■ **MATERIAL TO PROCESS**:
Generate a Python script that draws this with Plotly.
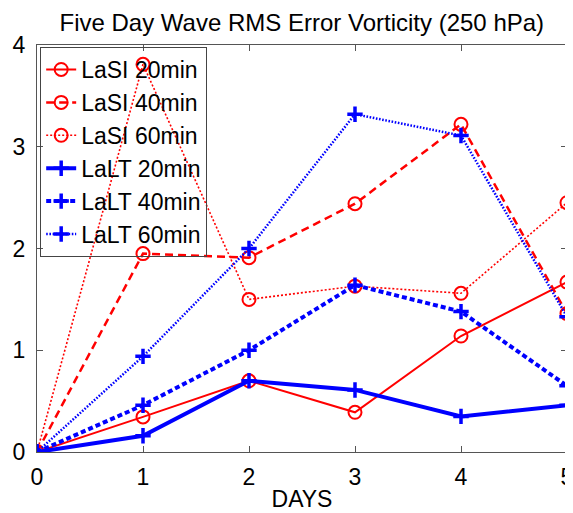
import plotly.graph_objects as go

days = [0, 1, 2, 3, 4, 5]
lasi_20 = [0.0, 0.345, 0.70, 0.39, 1.14, 1.67]
lasi_40 = [0.0, 1.95, 1.91, 2.44, 3.22, 1.36]
lasi_60 = [0.0, 3.81, 1.50, 1.63, 1.56, 2.45]
lalt_20 = [0.0, 0.16, 0.70, 0.61, 0.35, 0.46]
lalt_40 = [0.0, 0.46, 1.00, 1.64, 1.38, 0.65]
lalt_60 = [0.0, 0.94, 2.00, 3.32, 3.11, 1.33]

RED = "#ff0000"
BLUE = "#0000ff"
FONT = "Liberation Sans, Arial, Helvetica, sans-serif"

series = [
    ("LaSI 20min", lasi_20, RED, "solid", 2, "circle-open", 13, 2),
    ("LaSI 40min", lasi_40, RED, "8px,5px", 2.5, "circle-open", 13, 2),
    ("LaSI 60min", lasi_60, RED, "2px,2px", 1.6, "circle-open", 13, 2),
    ("LaLT 20min", lalt_20, BLUE, "solid", 4, "cross-thin-open", 11, 3.5),
    ("LaLT 40min", lalt_40, BLUE, "5px,3px", 4, "cross-thin-open", 11, 3.5),
    ("LaLT 60min", lalt_60, BLUE, "1.6px,1.6px", 2.5, "cross-thin-open", 11, 3.5),
]

fig = go.Figure()
for name, ys, color, dash, lw, sym, msize, mlw in series:
    fig.add_trace(go.Scatter(
        x=days, y=ys, name=name, mode="lines+markers",
        line=dict(color=color, width=lw, dash=dash),
        marker=dict(symbol=sym, size=msize, color=color,
                    line=dict(color=color, width=mlw)),
    ))

axis_common = dict(
    showgrid=False, zeroline=False, showline=True, mirror="ticks",
    linecolor="#555555", linewidth=1, ticks="inside", ticklen=6,
    tickcolor="#555555", tickfont=dict(family=FONT, size=23, color="black"),
    automargin=False, ticklabeloverflow="allow",
)

# page body has an 8px margin, so the figure is shrunk by 8px on left/top
fig.update_layout(
    width=565, height=505,
    margin=dict(l=29, r=6, t=37, b=61),
    paper_bgcolor="white", plot_bgcolor="white",
    title=dict(text="Five Day Wave RMS Error Vorticity (250 hPa)",
               x=0.52, xanchor="center", y=0.972, yanchor="middle",
               font=dict(family=FONT, size=24, color="black"),
               automargin=False),
    xaxis=dict(range=[0, 5], tickvals=days, ticklabelstandoff=4,
               title=dict(text="DAYS", standoff=2,
                          font=dict(family=FONT, size=23, color="black")),
               **axis_common),
    yaxis=dict(range=[0, 4], tickvals=[0, 1, 2, 3, 4], ticklabelstandoff=6,
               **axis_common),
    legend=dict(x=0.006, y=0.995, xanchor="left", yanchor="top",
                bgcolor="rgba(255,255,255,0)", bordercolor="#444444", borderwidth=1,
                font=dict(family=FONT, size=23, color="black"),
                itemwidth=30, tracegroupgap=0),
    showlegend=True,
)

fig.write_html("out.html")
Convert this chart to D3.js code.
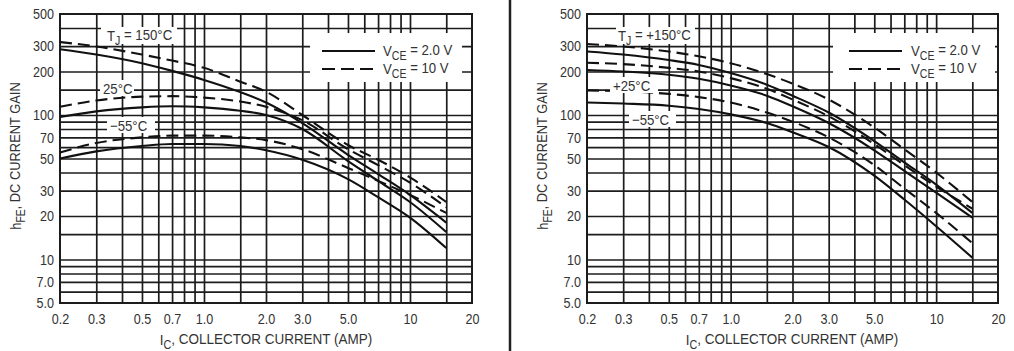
<!DOCTYPE html>
<html>
<head>
<meta charset="utf-8">
<script src="https://cdn.jsdelivr.net/npm/d3@7"></script>
<style>
  body { margin: 0; background: #fff; }
  svg text { font-family: "Liberation Sans", Arial, sans-serif; fill: #333; }
</style>
</head>
<body>
<svg id="chart" width="1014" height="351"></svg>
<script>
// Collector current sample points (A) shared by every curve
const currents = [0.2, 0.3, 0.5, 0.7, 1.0, 1.5, 2.0, 3.0, 5.0, 7.0, 10, 15];

// Axis ticks and labels
const xTickValues = [0.2, 0.3, 0.5, 0.7, 1.0, 2.0, 3.0, 5.0, 10, 20];
const xTickLabels = ["0.2", "0.3", "0.5", "0.7", "1.0", "2.0", "3.0", "5.0", "10", "20"];
const yTickValues = [500, 300, 200, 100, 70, 50, 30, 20, 10, 7, 5];
const yTickLabels = ["500", "300", "200", "100", "70", "50", "30", "20", "10", "7.0", "5.0"];

// Log-paper grid lines
const xGrid = [0.3, 0.4, 0.5, 0.6, 0.7, 0.8, 0.9, 1, 1.5, 2, 3, 4, 5, 6, 7, 8, 9, 10, 15];
const yGrid = [400, 300, 200, 150, 100, 90, 80, 70, 60, 50, 40, 30, 20, 15, 10, 9, 8, 7, 6];

// Left panel: hFE vs IC
const leftT150v2  = [285, 262, 228, 202, 175, 144, 122, 88, 53, 39, 28, 18];
const leftT150v10 = [320, 298, 262, 238, 212, 170, 145, 100, 62, 49, 37, 25];
const leftT25v2   = [97, 106, 113, 115, 113, 107, 100, 80, 48, 35, 25, 15.5];
const leftT25v10  = [114, 126, 134, 135, 132, 124, 114, 92, 58, 45, 34, 23];
const leftTm55v2  = [50, 56, 61, 63, 63, 61, 57, 49, 36, 27, 19.5, 12];
const leftTm55v10 = [55, 64, 70, 72, 72, 70, 67, 58, 43, 35, 28, 21];

// Right panel: hFE vs IC
const rightT150v2  = [275, 262, 240, 222, 195, 162, 136, 104, 66, 47, 33, 21];
const rightT150v10 = [310, 298, 275, 255, 228, 192, 165, 128, 82, 58, 40, 25];
const rightT25v2   = [205, 200, 190, 178, 160, 136, 115, 88, 57, 41, 29, 19.5];
const rightT25v10  = [230, 225, 212, 200, 180, 152, 128, 98, 63, 45, 32, 22.5];
const rightTm55v2  = [122, 120, 116, 110, 101, 88, 76, 60, 38, 26, 17, 10.3];
const rightTm55v10 = [148, 146, 140, 133, 122, 104, 90, 70, 45, 31, 21, 13];

const svg = d3.select("#chart");
const plotTop = 14, plotBottom = 303;
const ink = "#1c1c1c";

// condense a text horizontally around its anchor point
function narrow(t, k) {
  const x = +t.attr("x") || 0, y = +t.attr("y") || 0;
  t.attr("transform", `translate(${x},${y}) scale(${k},1) translate(${-x},${-y})`);
  return t;
}

function sub(textSel, parts) {
  // parts: [[text, isSubscript], ...]
  parts.forEach(([t, s], i) => {
    const ts = textSel.append("tspan").text(t);
    if (s) ts.attr("font-size", "0.8em").attr("dy", "0.3em");
    else if (i > 0 && parts[i - 1][1]) ts.attr("dy", "-0.3em");
  });
  return textSel;
}

function panel(o) {
  const x = d3.scaleLog().domain([0.2, 20]).range([o.x0, o.x1]);
  const y = d3.scaleLog().domain([5, 500]).range([plotBottom, plotTop]);
  const g = svg.append("g");

  // grid
  g.append("g").attr("transform", `translate(0,${plotBottom})`)
    .call(d3.axisBottom(x).tickValues(xGrid).tickSize(-(plotBottom - plotTop)).tickFormat(""))
    .call(a => a.select(".domain").remove())
    .call(a => a.selectAll("line").attr("stroke", ink).attr("stroke-width", 1.7));
  g.append("g").attr("transform", `translate(${o.x0},0)`)
    .call(d3.axisLeft(y).tickValues(yGrid).tickSize(-(o.x1 - o.x0)).tickFormat(""))
    .call(a => a.select(".domain").remove())
    .call(a => a.selectAll("line").attr("stroke", ink).attr("stroke-width", 1.7));

  // frame
  g.append("rect").attr("x", o.x0).attr("y", plotTop)
    .attr("width", o.x1 - o.x0).attr("height", plotBottom - plotTop)
    .attr("fill", "none").attr("stroke", ink).attr("stroke-width", 2);

  // tick labels
  g.append("g").attr("transform", `translate(0,${plotBottom + 4})`)
    .call(d3.axisBottom(x).tickValues(xTickValues).tickSize(0)
      .tickFormat((d, i) => xTickLabels[i]))
    .call(a => a.select(".domain").remove())
    .call(a => a.selectAll("text").attr("font-size", 15).attr("font-family", null)
      .attr("dy", "0.95em").attr("transform", "scale(0.84,1)"));
  g.append("g").attr("transform", `translate(${o.x0 - 6},0)`)
    .call(d3.axisLeft(y).tickValues(yTickValues).tickSize(0)
      .tickFormat((d, i) => yTickLabels[i]))
    .call(a => a.select(".domain").remove())
    .call(a => a.selectAll("text").attr("font-size", 15).attr("font-family", null)
      .attr("x", 0).attr("transform", "scale(0.84,1)"));

  // curves
  const line = d3.line().x(d => x(d[0])).y(d => y(d[1])).curve(d3.curveMonotoneX);
  o.series.forEach(s => {
    g.append("path").datum(currents.map((c, i) => [c, s.values[i]]))
      .attr("d", line).attr("fill", "none").attr("stroke", "#111")
      .attr("stroke-width", 2.1)
      .attr("stroke-dasharray", s.dashed ? "12,6" : null);
  });

  // temperature labels with white backing
  o.labels.forEach(l => {
    g.append("rect").attr("x", l.bx).attr("y", l.by).attr("width", l.bw).attr("height", l.bh).attr("fill", "#fff");
    const t = g.append("text").attr("x", l.x).attr("y", l.y).attr("font-size", 15);
    narrow(sub(t, l.parts), 0.88);
  });

  // legend
  const lg = o.legend;
  g.append("rect").attr("x", lg.bx).attr("y", 33).attr("width", lg.bw).attr("height", 49).attr("fill", "#fff");
  g.append("line").attr("x1", lg.lx).attr("x2", lg.lx + 53).attr("y1", 51).attr("y2", 51)
    .attr("stroke", "#111").attr("stroke-width", 2.1);
  g.append("line").attr("x1", lg.lx).attr("x2", lg.lx + 53).attr("y1", 69).attr("y2", 69)
    .attr("stroke", "#111").attr("stroke-width", 2.1).attr("stroke-dasharray", "13,6");
  narrow(sub(g.append("text").attr("x", lg.tx).attr("y", 56).attr("font-size", 15),
    [["V", false], ["CE", true], [" = 2.0 V", false]]), 0.88);
  narrow(sub(g.append("text").attr("x", lg.tx).attr("y", 74).attr("font-size", 15),
    [["V", false], ["CE", true], [" = 10 V", false]]), 0.88);

  // axis titles
  const xt = g.append("text").attr("x", o.xTitleX).attr("y", 345)
    .attr("text-anchor", "middle").attr("font-size", 15);
  narrow(sub(xt, [["I", false], ["C", true], [", COLLECTOR CURRENT (AMP)", false]]), 0.9);
  const yt = g.append("g").attr("transform", `translate(${o.yTitleX},156) rotate(-90)`)
    .append("text").attr("text-anchor", "middle").attr("font-size", 15);
  narrow(sub(yt, [["h", false], ["FE", true], [", DC CURRENT GAIN", false]]), 0.86);
}

panel({
  x0: 60, x1: 472, yTitleX: 21, xTitleX: 266,
  series: [
    { values: leftT150v2, dashed: false }, { values: leftT150v10, dashed: true },
    { values: leftT25v2, dashed: false }, { values: leftT25v10, dashed: true },
    { values: leftTm55v2, dashed: false }, { values: leftTm55v10, dashed: true }
  ],
  labels: [
    { bx: 101, by: 27, bw: 76, bh: 17, x: 107, y: 41, parts: [["T", false], ["J", true], [" = 150°C", false]] },
    { bx: 100, by: 80, bw: 34, bh: 16, x: 103, y: 94, parts: [["25°C", false]] },
    { bx: 107, by: 117, bw: 48, bh: 16, x: 110, y: 131, parts: [["\u221255°C", false]] }
  ],
  legend: { bx: 310, bw: 152, lx: 322, tx: 383 }
});

panel({
  x0: 587, x1: 998, yTitleX: 548, xTitleX: 792,
  series: [
    { values: rightT150v2, dashed: false }, { values: rightT150v10, dashed: true },
    { values: rightT25v2, dashed: false }, { values: rightT25v10, dashed: true },
    { values: rightTm55v2, dashed: false }, { values: rightTm55v10, dashed: true }
  ],
  labels: [
    { bx: 616, by: 27, bw: 79, bh: 17, x: 618, y: 41, parts: [["T", false], ["J", true], [" = +150°C", false]] },
    { bx: 610, by: 77, bw: 48, bh: 16, x: 613, y: 91, parts: [["+25°C", false]] },
    { bx: 629, by: 111, bw: 47, bh: 16, x: 632, y: 125, parts: [["\u221255°C", false]] }
  ],
  legend: { bx: 833, bw: 162, lx: 849, tx: 911 }
});

// panel divider
svg.append("line").attr("x1", 510).attr("x2", 510).attr("y1", 0).attr("y2", 351)
  .attr("stroke", "#222").attr("stroke-width", 2.5);
</script>
</body>
</html>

■ **TASK PROMPT**: Everything from the first line of the entries through the line that contains "import plotly.graph_objects as go" is to be reproduced exactly, except the pictures.

■ **EXERCISE OUTPUT**:
Generate a Python script that draws this with Plotly.
import plotly.graph_objects as go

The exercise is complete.